Few columnists can claim to understand Team Brown better than Jackie Ashley, so her Guardian column
this morning on this weekend's Blairite overtures
is particularly interesting. Ashley writes that Brown “is probably tempted to pick up this olive branch and use it to give the Blairites a thrashing.”
But she warns the Prime Minister that this would be the wrong thing to do and that he needs the Blairites’s help “to find new ways to reconcile liberty and security, and to express them in ways that most people approve. He needs to find new ways of reaching out to older voters: at the next election the majority of voters will be over 58. What is the new Labour offer to those worried about pensions, long-term care, and ever-scarcer local services?”

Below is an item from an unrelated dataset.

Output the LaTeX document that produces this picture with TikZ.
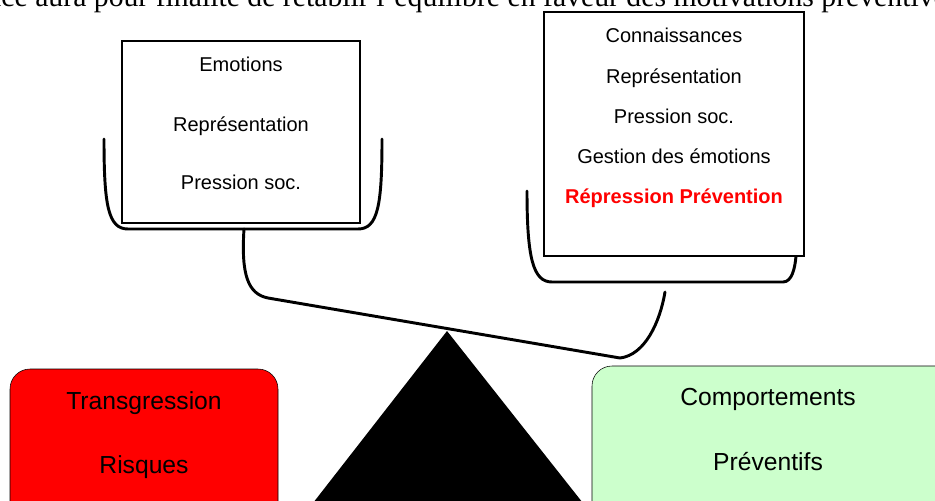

What is so interesting about this is the implicit admission that Brown doesn’t have any game-changing ideas of his own. It is, though, hard to see this idea-sharing process going smoothly. However much Stephen Byers, Alan Milburn, Charles Clarke and the others deny that they are plotting, the press will seize on any interventions from them as evidence of a Blairite uprising. Equally, the boldness of their thinking—liberated from the constraints of office—will serve to show up just how timid Brown is being. There’s also the fact that, as Fraser has noted, Brown is going backwards on public service reform; moving away from even the mild reforms that were introduced towards the end of the Blair era.